## Stored data
==*==

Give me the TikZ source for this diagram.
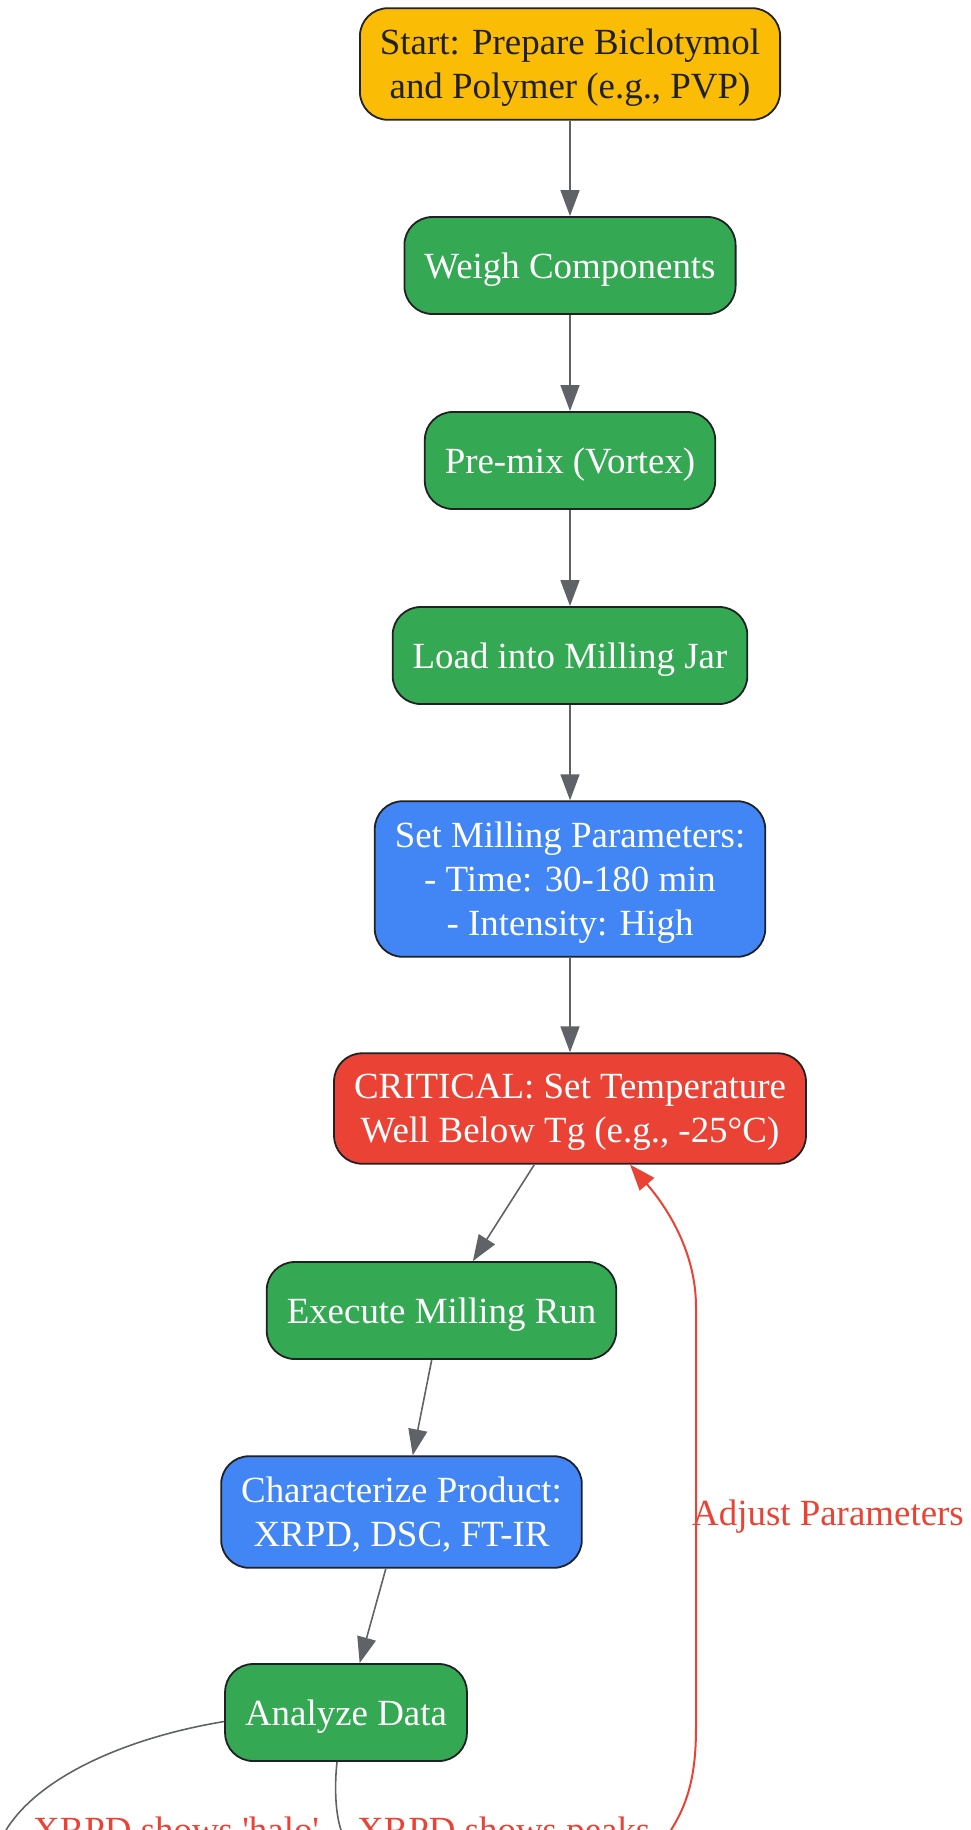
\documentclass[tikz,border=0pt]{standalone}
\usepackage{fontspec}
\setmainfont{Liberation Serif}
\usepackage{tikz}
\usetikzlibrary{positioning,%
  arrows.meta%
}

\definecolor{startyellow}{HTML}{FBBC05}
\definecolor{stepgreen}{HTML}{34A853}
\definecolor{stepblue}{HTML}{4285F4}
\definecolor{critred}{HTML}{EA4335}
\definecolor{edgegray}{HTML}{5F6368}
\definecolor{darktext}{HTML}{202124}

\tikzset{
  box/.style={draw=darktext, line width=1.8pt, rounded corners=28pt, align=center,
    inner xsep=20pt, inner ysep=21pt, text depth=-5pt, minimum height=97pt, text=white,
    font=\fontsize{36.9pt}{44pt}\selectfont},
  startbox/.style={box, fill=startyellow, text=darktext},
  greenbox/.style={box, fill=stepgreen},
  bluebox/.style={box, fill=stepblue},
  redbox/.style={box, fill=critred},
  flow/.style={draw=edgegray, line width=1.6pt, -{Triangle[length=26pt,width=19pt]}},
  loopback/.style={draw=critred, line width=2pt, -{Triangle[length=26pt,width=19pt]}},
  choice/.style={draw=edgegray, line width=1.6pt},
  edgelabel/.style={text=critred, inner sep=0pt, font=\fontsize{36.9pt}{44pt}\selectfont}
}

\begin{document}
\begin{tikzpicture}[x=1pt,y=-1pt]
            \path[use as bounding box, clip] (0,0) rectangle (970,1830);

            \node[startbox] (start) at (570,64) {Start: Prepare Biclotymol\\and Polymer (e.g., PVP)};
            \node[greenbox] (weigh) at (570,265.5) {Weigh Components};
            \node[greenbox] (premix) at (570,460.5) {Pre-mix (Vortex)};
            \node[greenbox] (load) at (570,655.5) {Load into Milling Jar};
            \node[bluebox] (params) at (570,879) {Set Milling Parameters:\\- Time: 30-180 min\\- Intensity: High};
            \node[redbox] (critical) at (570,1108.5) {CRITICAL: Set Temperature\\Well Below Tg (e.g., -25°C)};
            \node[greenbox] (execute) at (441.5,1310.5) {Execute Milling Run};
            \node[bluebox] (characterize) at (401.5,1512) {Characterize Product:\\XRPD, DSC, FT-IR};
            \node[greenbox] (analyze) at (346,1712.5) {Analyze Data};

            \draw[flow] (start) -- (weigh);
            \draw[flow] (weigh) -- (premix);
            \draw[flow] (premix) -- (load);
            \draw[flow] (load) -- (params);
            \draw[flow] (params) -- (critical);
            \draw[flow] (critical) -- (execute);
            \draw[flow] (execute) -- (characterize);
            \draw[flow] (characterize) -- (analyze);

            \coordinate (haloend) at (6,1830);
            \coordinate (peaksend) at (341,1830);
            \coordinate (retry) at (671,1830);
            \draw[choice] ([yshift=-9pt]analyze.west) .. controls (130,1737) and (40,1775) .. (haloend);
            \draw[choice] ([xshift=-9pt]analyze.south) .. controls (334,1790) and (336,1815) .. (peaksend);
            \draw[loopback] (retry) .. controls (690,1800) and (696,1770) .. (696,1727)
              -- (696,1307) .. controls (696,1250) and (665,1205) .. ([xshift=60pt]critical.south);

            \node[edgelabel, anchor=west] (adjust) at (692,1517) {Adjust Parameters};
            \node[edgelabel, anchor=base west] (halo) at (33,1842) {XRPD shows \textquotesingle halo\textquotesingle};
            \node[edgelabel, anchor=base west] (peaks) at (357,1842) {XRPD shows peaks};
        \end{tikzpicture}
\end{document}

==*==

Without the pictures, print the whole listing exactly as given.

Give me the TikZ source for this diagram.
\documentclass[tikz,border=0pt]{standalone}
\usepackage{fontspec}
\setmainfont{Liberation Serif}
\usepackage{tikz}
\usetikzlibrary{positioning,%
  arrows.meta%
}

\definecolor{startyellow}{HTML}{FBBC05}
\definecolor{stepgreen}{HTML}{34A853}
\definecolor{stepblue}{HTML}{4285F4}
\definecolor{critred}{HTML}{EA4335}
\definecolor{edgegray}{HTML}{5F6368}
\definecolor{darktext}{HTML}{202124}

\tikzset{
  box/.style={draw=darktext, line width=1.8pt, rounded corners=28pt, align=center,
    inner xsep=20pt, inner ysep=21pt, text depth=-5pt, minimum height=97pt, text=white,
    font=\fontsize{36.9pt}{44pt}\selectfont},
  startbox/.style={box, fill=startyellow, text=darktext},
  greenbox/.style={box, fill=stepgreen},
  bluebox/.style={box, fill=stepblue},
  redbox/.style={box, fill=critred},
  flow/.style={draw=edgegray, line width=1.6pt, -{Triangle[length=26pt,width=19pt]}},
  loopback/.style={draw=critred, line width=2pt, -{Triangle[length=26pt,width=19pt]}},
  choice/.style={draw=edgegray, line width=1.6pt},
  edgelabel/.style={text=critred, inner sep=0pt, font=\fontsize{36.9pt}{44pt}\selectfont}
}

\begin{document}
\begin{tikzpicture}[x=1pt,y=-1pt]
            \path[use as bounding box, clip] (0,0) rectangle (970,1830);

            \node[startbox] (start) at (570,64) {Start: Prepare Biclotymol\\and Polymer (e.g., PVP)};
            \node[greenbox] (weigh) at (570,265.5) {Weigh Components};
            \node[greenbox] (premix) at (570,460.5) {Pre-mix (Vortex)};
            \node[greenbox] (load) at (570,655.5) {Load into Milling Jar};
            \node[bluebox] (params) at (570,879) {Set Milling Parameters:\\- Time: 30-180 min\\- Intensity: High};
            \node[redbox] (critical) at (570,1108.5) {CRITICAL: Set Temperature\\Well Below Tg (e.g., -25°C)};
            \node[greenbox] (execute) at (441.5,1310.5) {Execute Milling Run};
            \node[bluebox] (characterize) at (401.5,1512) {Characterize Product:\\XRPD, DSC, FT-IR};
            \node[greenbox] (analyze) at (346,1712.5) {Analyze Data};

            \draw[flow] (start) -- (weigh);
            \draw[flow] (weigh) -- (premix);
            \draw[flow] (premix) -- (load);
            \draw[flow] (load) -- (params);
            \draw[flow] (params) -- (critical);
            \draw[flow] (critical) -- (execute);
            \draw[flow] (execute) -- (characterize);
            \draw[flow] (characterize) -- (analyze);

            \coordinate (haloend) at (6,1830);
            \coordinate (peaksend) at (341,1830);
            \coordinate (retry) at (671,1830);
            \draw[choice] ([yshift=-9pt]analyze.west) .. controls (130,1737) and (40,1775) .. (haloend);
            \draw[choice] ([xshift=-9pt]analyze.south) .. controls (334,1790) and (336,1815) .. (peaksend);
            \draw[loopback] (retry) .. controls (690,1800) and (696,1770) .. (696,1727)
              -- (696,1307) .. controls (696,1250) and (665,1205) .. ([xshift=60pt]critical.south);

            \node[edgelabel, anchor=west] (adjust) at (692,1517) {Adjust Parameters};
            \node[edgelabel, anchor=base west] (halo) at (33,1842) {XRPD shows \textquotesingle halo\textquotesingle};
            \node[edgelabel, anchor=base west] (peaks) at (357,1842) {XRPD shows peaks};
        \end{tikzpicture}
\end{document}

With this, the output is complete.